Despite living through possibly the worst economic recession since the Great Depression, some offices may still be filled with truly motivated people—energetic, driven, ambitious, hard-working, competitive. These are just the sort of traits needed to turn a company around. But most CEOs these days are struggling to figure out how to deal with downsized workforces populated with employees who suffer from a long list of a very different variety of social characteristics. Among them: dread, apathy, passivity, carelessness, and possibly even resentment.
Jon Katzenbach, CEO of Katzenbach Partners, has built a career out of cracking the code to inspire people. The author of The Discipline of Teams and The Wisdom of Teams: Creating the High-Performance Organization, Katzenbach argues that the key to encouraging people has more to do with figuring out how to connect them emotionally to their work than throwing money or promotions at them.
Recently, Shell Refining improved the performance of its Port Arthur (Tex.) refinery by following Katzenbach's approach. It empowered top supervisors, called "pride builders" at the company, by asking them for their advice on how to improve the plant's performance as well as how to cultivate more supervisors like them.
So what is Katzenbach's secret? BusinessWeek's Emily Thornton recently talked to Katzenbach about how his philosophy can be applied during this recession. Below are edited excerpts from their conversation.
What do you believe is the best way to motivate people during this recession?
We see the same problems in turnaround situations. That's analogous to what happens during a recession. It's when companies have to restructure and do all sorts of painful things. If you don't also concentrate on the more positive aspects of motivation, you don't get nearly as far in terms of behavior change and performance gains.
Relying on mandating, making tough decisions, and telling people that this is the way life is and you have to get through it, is not the same thing as getting them motivated to do it. The motivation impetus for most employees is at least as much emotional as it is a rational process. So you have to do something to connect with the emotional side of the employee.
How do you suggest managers make positive connections with employees?
It helps if you're adept at using some of the informal aspects of the organization along with the formal. That's counterintuitive to many leaders in tough situations who tend to fall back on the formal elements that they can control. Thus they work down that axis by changing objectives, changing programs, changing incentives, changing structures, redesigning processes.

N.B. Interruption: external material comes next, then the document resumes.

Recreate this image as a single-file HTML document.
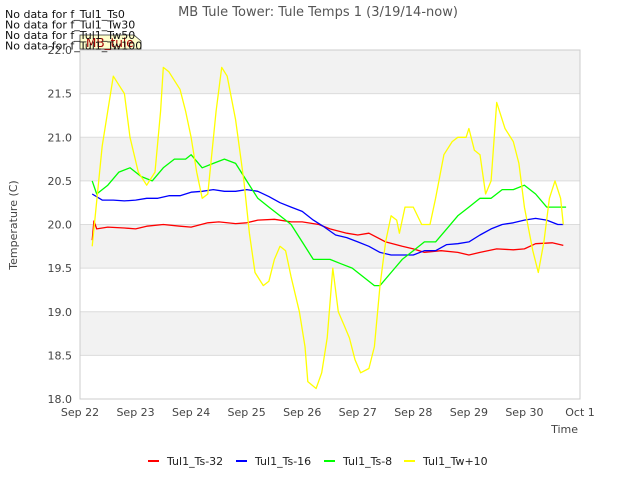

[Such tactics] may change the cost structure. But the more successful companies in turnaround situations give at least as much attention to getting people to feel good about what they have to do in their daily work, and that's more of an emotional challenge. To address the emotional challenge, you have to actively influence the informal interactions of the organization, rather than sitting back and watching it or even worse, undermining its positive influence. In my mind, managing in this different world will put a premium on actively influencing the informal elements in ways that complement and accelerate the formal efforts.
What do you mean by informal elements?
In every organization, there are communities of common interest that exist. For example, people who smoke gather together wherever they can smoke; people of different gender and ethnic backgrounds tend to form communities. You want to have a sense for what those are, and which of them might be influenced in ways that are helpful in influencing key behaviors .
We find a practical way to do that is to go right down to the front line and find what I call the master motivators who are already recognized for their unique ability to gain the emotional commitment of their people.